#### GIVEN ENTRIES

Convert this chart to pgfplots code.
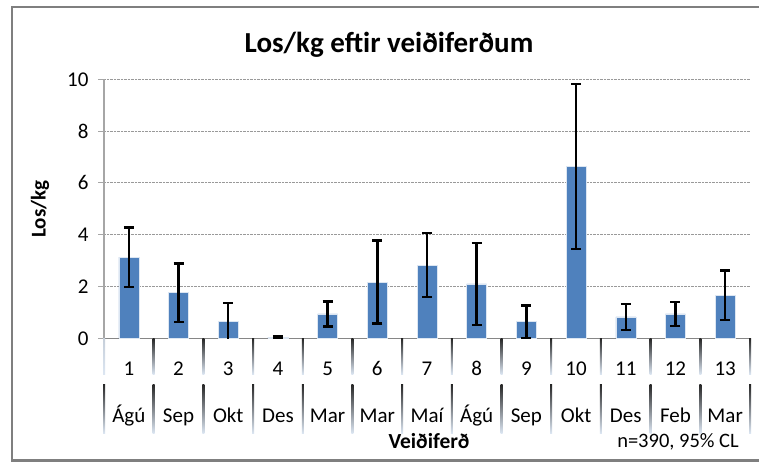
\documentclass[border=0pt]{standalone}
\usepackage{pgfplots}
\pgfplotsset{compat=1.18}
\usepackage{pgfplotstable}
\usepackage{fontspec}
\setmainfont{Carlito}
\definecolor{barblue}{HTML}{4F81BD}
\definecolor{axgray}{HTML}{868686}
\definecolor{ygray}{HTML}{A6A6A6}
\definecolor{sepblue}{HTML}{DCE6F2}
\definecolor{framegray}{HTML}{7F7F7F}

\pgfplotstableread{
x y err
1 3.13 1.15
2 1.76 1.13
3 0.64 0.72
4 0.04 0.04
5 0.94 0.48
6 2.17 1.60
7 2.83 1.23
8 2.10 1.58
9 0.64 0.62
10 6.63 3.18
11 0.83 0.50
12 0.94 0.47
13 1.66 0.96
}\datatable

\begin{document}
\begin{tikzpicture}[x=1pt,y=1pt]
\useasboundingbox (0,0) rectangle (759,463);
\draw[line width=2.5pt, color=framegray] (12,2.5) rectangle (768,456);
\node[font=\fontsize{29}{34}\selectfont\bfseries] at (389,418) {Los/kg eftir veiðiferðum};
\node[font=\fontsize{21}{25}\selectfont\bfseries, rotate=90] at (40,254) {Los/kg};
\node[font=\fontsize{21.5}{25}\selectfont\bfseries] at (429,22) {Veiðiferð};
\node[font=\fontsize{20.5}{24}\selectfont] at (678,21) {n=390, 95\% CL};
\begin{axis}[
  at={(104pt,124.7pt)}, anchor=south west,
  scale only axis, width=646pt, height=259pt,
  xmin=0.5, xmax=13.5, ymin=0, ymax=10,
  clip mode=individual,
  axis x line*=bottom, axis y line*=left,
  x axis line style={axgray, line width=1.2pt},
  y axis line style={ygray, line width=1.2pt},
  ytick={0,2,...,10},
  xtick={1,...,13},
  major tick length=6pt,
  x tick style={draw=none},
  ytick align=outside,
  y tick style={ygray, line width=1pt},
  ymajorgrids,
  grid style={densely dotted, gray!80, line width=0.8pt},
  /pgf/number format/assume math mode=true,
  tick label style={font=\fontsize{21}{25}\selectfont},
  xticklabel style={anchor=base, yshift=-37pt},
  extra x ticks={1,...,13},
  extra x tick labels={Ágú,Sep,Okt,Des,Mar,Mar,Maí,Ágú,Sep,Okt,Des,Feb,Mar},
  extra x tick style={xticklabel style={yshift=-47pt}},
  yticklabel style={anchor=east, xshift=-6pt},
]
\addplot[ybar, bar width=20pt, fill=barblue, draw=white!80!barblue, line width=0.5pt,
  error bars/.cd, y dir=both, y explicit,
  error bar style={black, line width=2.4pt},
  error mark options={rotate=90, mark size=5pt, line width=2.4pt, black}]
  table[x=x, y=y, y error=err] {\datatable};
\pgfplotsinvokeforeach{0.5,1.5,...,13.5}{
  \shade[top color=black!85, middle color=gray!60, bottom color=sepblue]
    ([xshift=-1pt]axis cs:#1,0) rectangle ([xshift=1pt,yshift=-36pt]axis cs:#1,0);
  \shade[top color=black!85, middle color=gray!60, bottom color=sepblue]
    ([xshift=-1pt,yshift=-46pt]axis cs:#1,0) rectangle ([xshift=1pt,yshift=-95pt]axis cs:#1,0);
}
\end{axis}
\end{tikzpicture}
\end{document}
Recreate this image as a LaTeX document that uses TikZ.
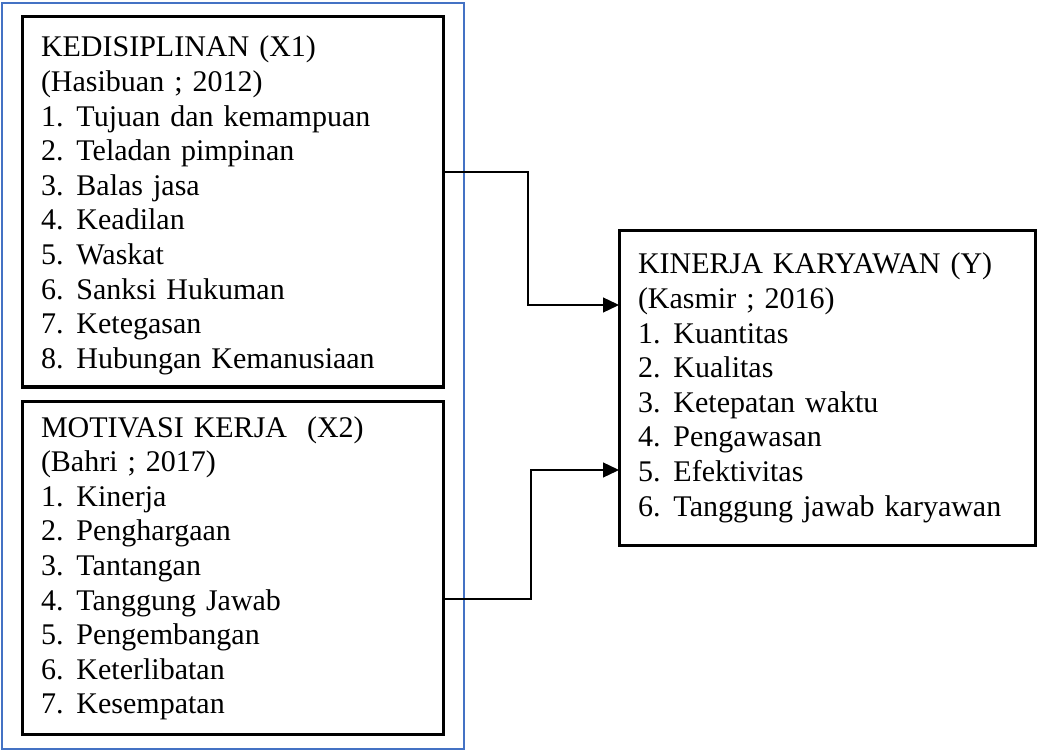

########

Exclude the pictures. Write out the remaining data exactly.

→ **RESULT OF THIS TASK**
Convert this chart to pgfplots code.
\documentclass[border=0pt]{standalone}
\usepackage{pgfplots}
\pgfplotsset{compat=1.18}
\usepackage{pgfplotstable}
\usepackage{fontspec}
\setmainfont{Carlito}
\definecolor{barblue}{HTML}{4F81BD}
\definecolor{axgray}{HTML}{868686}
\definecolor{ygray}{HTML}{A6A6A6}
\definecolor{sepblue}{HTML}{DCE6F2}
\definecolor{framegray}{HTML}{7F7F7F}

\pgfplotstableread{
x y err
1 3.13 1.15
2 1.76 1.13
3 0.64 0.72
4 0.04 0.04
5 0.94 0.48
6 2.17 1.60
7 2.83 1.23
8 2.10 1.58
9 0.64 0.62
10 6.63 3.18
11 0.83 0.50
12 0.94 0.47
13 1.66 0.96
}\datatable

\begin{document}
\begin{tikzpicture}[x=1pt,y=1pt]
\useasboundingbox (0,0) rectangle (759,463);
\draw[line width=2.5pt, color=framegray] (12,2.5) rectangle (768,456);
\node[font=\fontsize{29}{34}\selectfont\bfseries] at (389,418) {Los/kg eftir veiðiferðum};
\node[font=\fontsize{21}{25}\selectfont\bfseries, rotate=90] at (40,254) {Los/kg};
\node[font=\fontsize{21.5}{25}\selectfont\bfseries] at (429,22) {Veiðiferð};
\node[font=\fontsize{20.5}{24}\selectfont] at (678,21) {n=390, 95\% CL};
\begin{axis}[
  at={(104pt,124.7pt)}, anchor=south west,
  scale only axis, width=646pt, height=259pt,
  xmin=0.5, xmax=13.5, ymin=0, ymax=10,
  clip mode=individual,
  axis x line*=bottom, axis y line*=left,
  x axis line style={axgray, line width=1.2pt},
  y axis line style={ygray, line width=1.2pt},
  ytick={0,2,...,10},
  xtick={1,...,13},
  major tick length=6pt,
  x tick style={draw=none},
  ytick align=outside,
  y tick style={ygray, line width=1pt},
  ymajorgrids,
  grid style={densely dotted, gray!80, line width=0.8pt},
  /pgf/number format/assume math mode=true,
  tick label style={font=\fontsize{21}{25}\selectfont},
  xticklabel style={anchor=base, yshift=-37pt},
  extra x ticks={1,...,13},
  extra x tick labels={Ágú,Sep,Okt,Des,Mar,Mar,Maí,Ágú,Sep,Okt,Des,Feb,Mar},
  extra x tick style={xticklabel style={yshift=-47pt}},
  yticklabel style={anchor=east, xshift=-6pt},
]
\addplot[ybar, bar width=20pt, fill=barblue, draw=white!80!barblue, line width=0.5pt,
  error bars/.cd, y dir=both, y explicit,
  error bar style={black, line width=2.4pt},
  error mark options={rotate=90, mark size=5pt, line width=2.4pt, black}]
  table[x=x, y=y, y error=err] {\datatable};
\pgfplotsinvokeforeach{0.5,1.5,...,13.5}{
  \shade[top color=black!85, middle color=gray!60, bottom color=sepblue]
    ([xshift=-1pt]axis cs:#1,0) rectangle ([xshift=1pt,yshift=-36pt]axis cs:#1,0);
  \shade[top color=black!85, middle color=gray!60, bottom color=sepblue]
    ([xshift=-1pt,yshift=-46pt]axis cs:#1,0) rectangle ([xshift=1pt,yshift=-95pt]axis cs:#1,0);
}
\end{axis}
\end{tikzpicture}
\end{document}
Recreate this image as a LaTeX document that uses TikZ.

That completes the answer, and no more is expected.